La plupart de nos historiens prétendent que Mahomet IV fut égorgé par les janissaires ; mais les annales turques font foi qu’il vécut encore cinq ans renfermé dans le sérail. Le même Mustapha Cuprogli, qui avait déposé Mahomet IV, fut grand-vizir sous Soliman III. Il reprit une partie de la Hongrie, et rétablit la réputation de l’empire turc ; mais depuis ce temps les limites de cet empire ne passèrent jamais Belgrade ou Témesvar. Les sultans conservèrent Candie ; mais ils ne sont rentrés dans le Péloponèse qu’en 1715. Les célèbres batailles que le prince Eugène a données contre les Turcs ont fait voir qu’on pouvait les vaincre, mais non pas qu’on pût faire sur eux beaucoup de conquêtes.
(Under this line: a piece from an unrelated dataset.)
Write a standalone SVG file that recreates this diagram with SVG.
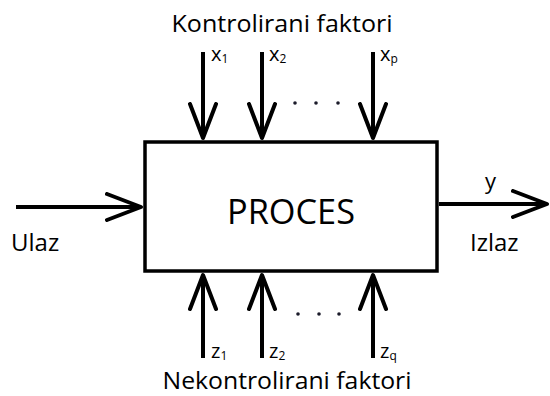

Ce gouvernement, qu’on nous peint si despotique, si arbitraire, paraît ne l’avoir jamais été que sous Mahomet II, Soliman, et Sélim II, qui firent tout plier sous leur volonté. Mais sous presque tous les autres padishas ou empereurs, et surtout dans nos derniers temps, vous retrouvez dans Constantinople le gouvernement d’Alger et de Tunis ; vous voyez en 1703 le padisha, Mustapha II[1], juridiquement déposé par la milice et par les citoyens de Constantinople. On ne choisit point un de ses enfants pour lui succéder, mais son frère Achmet III. Ce même empereur Achmet est condamné en 1730, par les janissaires et par le peuple, à résigner le trône à son neveu Mahmoud, et il obéit sans résistance, après avoir inutilement sacrifié son grand-vizir et ses principaux officiers au ressentiment de la nation. Voilà ces souverains si absolus ! On s’imagine qu’un homme est par les lois le maître

  1. Voyez aussi chapitre cxci, page 137.